#### [Task statement]
Return all entries precisely as they stand, without the images.

------ Stored records ------

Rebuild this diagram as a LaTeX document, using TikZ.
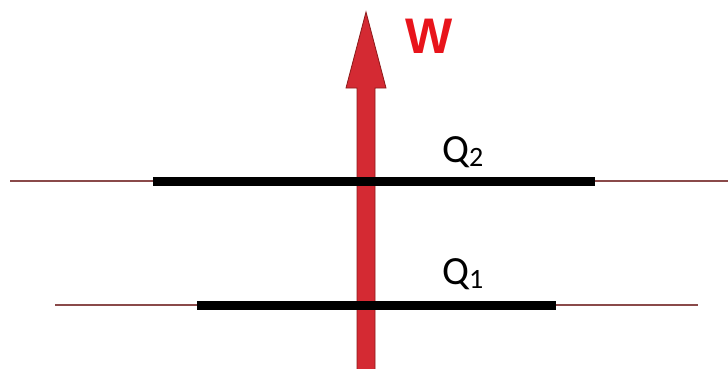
\documentclass[tikz,border=0pt]{standalone}
\usepackage{fontspec}
\setmainfont{Carlito}
\newfontfamily\wfont{Liberation Sans}
\definecolor{thin}{HTML}{8A4A4A}
\definecolor{arrowred}{HTML}{D42A33}
\definecolor{arrowedge}{HTML}{8B1A1A}
\definecolor{wred}{HTML}{E8141B}
\tikzset{
  thinline/.style={draw=thin, line width=1.2pt},
  thickline/.style={draw=black, line width=9pt},
  qlabel/.style={inner sep=0pt, anchor=base west, font=\fontsize{40}{40}\selectfont},
}
\begin{document}
\begin{tikzpicture}[x=1pt,y=-1pt]
\useasboundingbox (0,0) rectangle (728,369);
% arrow
\filldraw[fill=arrowred, draw=arrowedge, line width=0.8pt, line join=miter]
  (357,370) -- (357,88) -- (346,88) -- (366,12) -- (386,88) -- (375,88) -- (375,370) -- cycle;
% lines
\coordinate (t1) at (10,181);
\coordinate (t2) at (728,181);
\coordinate (T1) at (153,181);
\coordinate (T2) at (595,181);
\coordinate (b1) at (55,305);
\coordinate (b2) at (698,305);
\coordinate (B1) at (197,305);
\coordinate (B2) at (556,305);
\draw[thinline] (t1) -- (t2);
\draw[thinline] (b1) -- (b2);
\draw[thickline] (T1) -- (T2);
\draw[thickline] (B1) -- (B2);
\node[inner sep=0pt, anchor=base west, text=wred, font=\wfont\bfseries\fontsize{50}{50}\selectfont] (w) at (405,54) {W};
\node[qlabel] (q2) at (442,162) {Q\raisebox{-0.12em}{\fontsize{28}{28}\selectfont 2}};
\node[qlabel] (q1) at (442,284) {Q\raisebox{-0.12em}{\fontsize{28}{28}\selectfont 1}};
\end{tikzpicture}
\end{document}
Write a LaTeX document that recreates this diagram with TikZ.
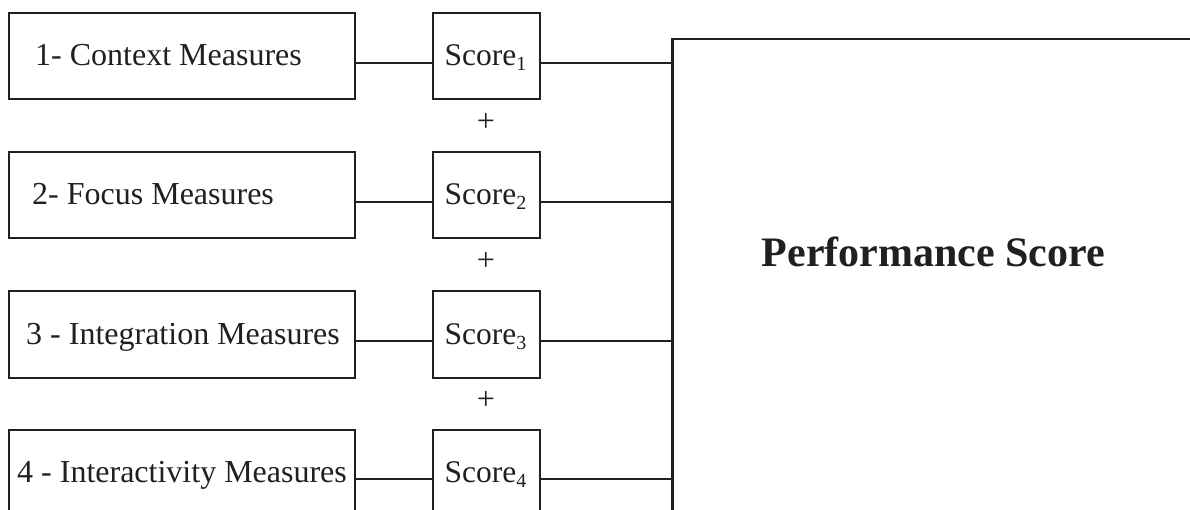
\documentclass[tikz,border=0pt]{standalone}
\usepackage{fontspec}
\setmainfont{Liberation Serif}
\definecolor{ink}{RGB}{35,31,32}
\begin{document}
\begin{tikzpicture}[x=1pt,y=1pt,
  mbox/.style={draw=ink, line width=2pt, minimum width=346pt, minimum height=86.5pt, anchor=north west, inner sep=0pt},
  sbox/.style={draw=ink, line width=2pt, minimum width=107pt, minimum height=86.5pt, anchor=north west, inner sep=0pt},
  txt/.style={anchor=base west, inner sep=0pt, text=ink, font=\fontsize{32}{36}\selectfont},
  stxt/.style={anchor=base, inner sep=0pt, text=ink, font=\fontsize{31.5}{36}\selectfont},
  plus/.style={inner sep=0pt, text=ink, font=\fontsize{32}{36}\selectfont},
  conn/.style={draw=ink, line width=1.8pt}]
\clip (0,0) rectangle (1190,-510);
\fill[white] (0,0) rectangle (1190,-510);
\newcommand{\sub}[1]{\raisebox{-5pt}{\fontsize{20}{20}\selectfont #1}}
% big box
\node[draw=ink, line width=2.5pt, minimum width=700pt, minimum height=700pt, anchor=north west, inner sep=0pt] (P) at (671,-38) {};
\node[anchor=base, inner sep=0pt, text=ink, font=\fontsize{42}{48}\selectfont\bfseries] (ps) at (933.5,-267) {Performance Score};
% measure boxes
\node[mbox] (m1) at (8,-12) {};
\node[mbox] (m2) at (8,-151) {};
\node[mbox] (m3) at (8,-290) {};
\node[mbox] (m4) at (8,-429) {};
\node[txt] (t1) at (35,-66) {1- Context Measures};
\node[txt] (t2) at (32,-205) {2- Focus Measures};
\node[txt] (t3) at (26,-344) {3 - Integration Measures};
\node[txt] (t4) at (17,-482) {4 - Interactivity Measures};
% score boxes
\node[sbox] (s1) at (432,-12) {};
\node[sbox] (s2) at (432,-151) {};
\node[sbox] (s3) at (432,-290) {};
\node[sbox] (s4) at (432,-429) {};
\node[stxt] (st1) at (485.5,-66) {Score\sub{1}};
\node[stxt] (st2) at (485.5,-205) {Score\sub{2}};
\node[stxt] (st3) at (485.5,-344) {Score\sub{3}};
\node[stxt] (st4) at (485.5,-482) {Score\sub{4}};
% plus signs
\node[plus] (p1) at (486,-122) {+};
\node[plus] (p2) at (486,-261) {+};
\node[plus] (p3) at (486,-400) {+};
% row levels
\coordinate (r1) at (0,-63);
\coordinate (r2) at (0,-202);
\coordinate (r3) at (0,-341);
\coordinate (r4) at (0,-479);
% connectors
\foreach \i in {1,2,3,4}{
  \draw[conn] (m\i.east |- r\i) -- (s\i.west |- r\i);
  \draw[conn] (s\i.east |- r\i) -- (P.west |- r\i);
}
\end{tikzpicture}
\end{document}
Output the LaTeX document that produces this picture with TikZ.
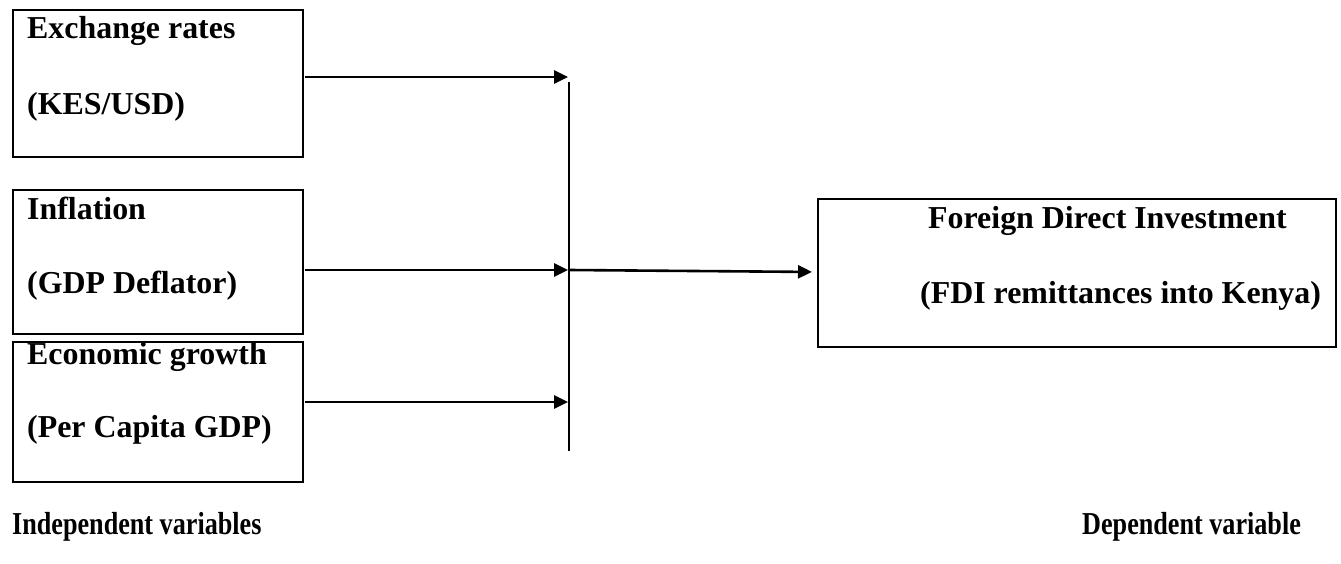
\documentclass[tikz,border=0pt]{standalone}
\usepackage{fontspec}
\setmainfont{Liberation Serif}
\usetikzlibrary{arrows.meta}
\begin{document}
\begin{tikzpicture}[x=1pt,y=-1pt,
  box/.style={draw, line width=2.8pt, anchor=north west, inner sep=0pt, outer sep=0pt},
  lbl/.style={anchor=base west, inner sep=0pt, font=\fontsize{31.9}{38}\selectfont\bfseries},
  conn/.style={line width=2.6pt, -{Triangle[length=14pt,width=13pt]}},
  bus/.style={line width=2.8pt}]
\useasboundingbox (0,0) rectangle (1341,564);
% boxes
\node[box, minimum width=290pt, minimum height=147pt] (b1) at (13,10) {};
\node[box, minimum width=290pt, minimum height=144pt] (b2) at (13,190) {};
\node[box, minimum width=290pt, minimum height=140pt] (b3) at (13,342) {};
\node[box, minimum width=518pt, minimum height=148pt] (fdi) at (818,199) {};
% texts
\node[lbl] (t1a) at (27,39) {Exchange rates};
\node[lbl] (t1b) at (27,115) {(KES/USD)};
\node[lbl] (t2a) at (27,220) {Inflation};
\node[lbl] (t2b) at (27,293) {(GDP Deflator)};
\node[lbl] (t3a) at (27,364) {Economic growth};
\node[lbl] (t3b) at (27,437) {(Per Capita GDP)};
\node[lbl] (t4a) at (928,229) {Foreign Direct Investment};
\node[lbl] (t4b) at (920,303) {(FDI remittances into Kenya)};
\node[lbl] (ind) at (12,534) {\scalebox{0.82}[1]{Independent variables}};
\node[lbl] (dep) at (1082,534) {\scalebox{0.82}[1]{Dependent variable}};
% bus line
\coordinate (bt) at (569,82);
\coordinate (bb) at (569,451);
\coordinate (j1) at (569,77);
\coordinate (j2) at (569,270);
\coordinate (j3) at (569,402);
\coordinate (fin) at (818,272);
\draw[bus] (bt) -- (bb);
% connectors
\draw[conn, shorten <=2pt, shorten >=1pt] (b1.east |- j1) -- (j1);
\draw[conn, shorten <=2pt, shorten >=1pt] (b2.east |- j2) -- (j2);
\draw[conn, shorten <=2pt, shorten >=1pt] (b3.east |- j3) -- (j3);
\draw[conn, shorten >=6pt] (j2) -- (fin);
\end{tikzpicture}
\end{document}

------

#### [Response]
Rebuild this diagram as a LaTeX document, using TikZ.
\documentclass[tikz,border=0pt]{standalone}
\usepackage{fontspec}
\setmainfont{Carlito}
\newfontfamily\wfont{Liberation Sans}
\definecolor{thin}{HTML}{8A4A4A}
\definecolor{arrowred}{HTML}{D42A33}
\definecolor{arrowedge}{HTML}{8B1A1A}
\definecolor{wred}{HTML}{E8141B}
\tikzset{
  thinline/.style={draw=thin, line width=1.2pt},
  thickline/.style={draw=black, line width=9pt},
  qlabel/.style={inner sep=0pt, anchor=base west, font=\fontsize{40}{40}\selectfont},
}
\begin{document}
\begin{tikzpicture}[x=1pt,y=-1pt]
\useasboundingbox (0,0) rectangle (728,369);
% arrow
\filldraw[fill=arrowred, draw=arrowedge, line width=0.8pt, line join=miter]
  (357,370) -- (357,88) -- (346,88) -- (366,12) -- (386,88) -- (375,88) -- (375,370) -- cycle;
% lines
\coordinate (t1) at (10,181);
\coordinate (t2) at (728,181);
\coordinate (T1) at (153,181);
\coordinate (T2) at (595,181);
\coordinate (b1) at (55,305);
\coordinate (b2) at (698,305);
\coordinate (B1) at (197,305);
\coordinate (B2) at (556,305);
\draw[thinline] (t1) -- (t2);
\draw[thinline] (b1) -- (b2);
\draw[thickline] (T1) -- (T2);
\draw[thickline] (B1) -- (B2);
\node[inner sep=0pt, anchor=base west, text=wred, font=\wfont\bfseries\fontsize{50}{50}\selectfont] (w) at (405,54) {W};
\node[qlabel] (q2) at (442,162) {Q\raisebox{-0.12em}{\fontsize{28}{28}\selectfont 2}};
\node[qlabel] (q1) at (442,284) {Q\raisebox{-0.12em}{\fontsize{28}{28}\selectfont 1}};
\end{tikzpicture}
\end{document}
Write a LaTeX document that recreates this diagram with TikZ.
\documentclass[tikz,border=0pt]{standalone}
\usepackage{fontspec}
\setmainfont{Liberation Serif}
\definecolor{ink}{RGB}{35,31,32}
\begin{document}
\begin{tikzpicture}[x=1pt,y=1pt,
  mbox/.style={draw=ink, line width=2pt, minimum width=346pt, minimum height=86.5pt, anchor=north west, inner sep=0pt},
  sbox/.style={draw=ink, line width=2pt, minimum width=107pt, minimum height=86.5pt, anchor=north west, inner sep=0pt},
  txt/.style={anchor=base west, inner sep=0pt, text=ink, font=\fontsize{32}{36}\selectfont},
  stxt/.style={anchor=base, inner sep=0pt, text=ink, font=\fontsize{31.5}{36}\selectfont},
  plus/.style={inner sep=0pt, text=ink, font=\fontsize{32}{36}\selectfont},
  conn/.style={draw=ink, line width=1.8pt}]
\clip (0,0) rectangle (1190,-510);
\fill[white] (0,0) rectangle (1190,-510);
\newcommand{\sub}[1]{\raisebox{-5pt}{\fontsize{20}{20}\selectfont #1}}
% big box
\node[draw=ink, line width=2.5pt, minimum width=700pt, minimum height=700pt, anchor=north west, inner sep=0pt] (P) at (671,-38) {};
\node[anchor=base, inner sep=0pt, text=ink, font=\fontsize{42}{48}\selectfont\bfseries] (ps) at (933.5,-267) {Performance Score};
% measure boxes
\node[mbox] (m1) at (8,-12) {};
\node[mbox] (m2) at (8,-151) {};
\node[mbox] (m3) at (8,-290) {};
\node[mbox] (m4) at (8,-429) {};
\node[txt] (t1) at (35,-66) {1- Context Measures};
\node[txt] (t2) at (32,-205) {2- Focus Measures};
\node[txt] (t3) at (26,-344) {3 - Integration Measures};
\node[txt] (t4) at (17,-482) {4 - Interactivity Measures};
% score boxes
\node[sbox] (s1) at (432,-12) {};
\node[sbox] (s2) at (432,-151) {};
\node[sbox] (s3) at (432,-290) {};
\node[sbox] (s4) at (432,-429) {};
\node[stxt] (st1) at (485.5,-66) {Score\sub{1}};
\node[stxt] (st2) at (485.5,-205) {Score\sub{2}};
\node[stxt] (st3) at (485.5,-344) {Score\sub{3}};
\node[stxt] (st4) at (485.5,-482) {Score\sub{4}};
% plus signs
\node[plus] (p1) at (486,-122) {+};
\node[plus] (p2) at (486,-261) {+};
\node[plus] (p3) at (486,-400) {+};
% row levels
\coordinate (r1) at (0,-63);
\coordinate (r2) at (0,-202);
\coordinate (r3) at (0,-341);
\coordinate (r4) at (0,-479);
% connectors
\foreach \i in {1,2,3,4}{
  \draw[conn] (m\i.east |- r\i) -- (s\i.west |- r\i);
  \draw[conn] (s\i.east |- r\i) -- (P.west |- r\i);
}
\end{tikzpicture}
\end{document}
Output the LaTeX document that produces this picture with TikZ.
\documentclass[tikz,border=0pt]{standalone}
\usepackage{fontspec}
\setmainfont{Liberation Serif}
\usetikzlibrary{arrows.meta}
\begin{document}
\begin{tikzpicture}[x=1pt,y=-1pt,
  box/.style={draw, line width=2.8pt, anchor=north west, inner sep=0pt, outer sep=0pt},
  lbl/.style={anchor=base west, inner sep=0pt, font=\fontsize{31.9}{38}\selectfont\bfseries},
  conn/.style={line width=2.6pt, -{Triangle[length=14pt,width=13pt]}},
  bus/.style={line width=2.8pt}]
\useasboundingbox (0,0) rectangle (1341,564);
% boxes
\node[box, minimum width=290pt, minimum height=147pt] (b1) at (13,10) {};
\node[box, minimum width=290pt, minimum height=144pt] (b2) at (13,190) {};
\node[box, minimum width=290pt, minimum height=140pt] (b3) at (13,342) {};
\node[box, minimum width=518pt, minimum height=148pt] (fdi) at (818,199) {};
% texts
\node[lbl] (t1a) at (27,39) {Exchange rates};
\node[lbl] (t1b) at (27,115) {(KES/USD)};
\node[lbl] (t2a) at (27,220) {Inflation};
\node[lbl] (t2b) at (27,293) {(GDP Deflator)};
\node[lbl] (t3a) at (27,364) {Economic growth};
\node[lbl] (t3b) at (27,437) {(Per Capita GDP)};
\node[lbl] (t4a) at (928,229) {Foreign Direct Investment};
\node[lbl] (t4b) at (920,303) {(FDI remittances into Kenya)};
\node[lbl] (ind) at (12,534) {\scalebox{0.82}[1]{Independent variables}};
\node[lbl] (dep) at (1082,534) {\scalebox{0.82}[1]{Dependent variable}};
% bus line
\coordinate (bt) at (569,82);
\coordinate (bb) at (569,451);
\coordinate (j1) at (569,77);
\coordinate (j2) at (569,270);
\coordinate (j3) at (569,402);
\coordinate (fin) at (818,272);
\draw[bus] (bt) -- (bb);
% connectors
\draw[conn, shorten <=2pt, shorten >=1pt] (b1.east |- j1) -- (j1);
\draw[conn, shorten <=2pt, shorten >=1pt] (b2.east |- j2) -- (j2);
\draw[conn, shorten <=2pt, shorten >=1pt] (b3.east |- j3) -- (j3);
\draw[conn, shorten >=6pt] (j2) -- (fin);
\end{tikzpicture}
\end{document}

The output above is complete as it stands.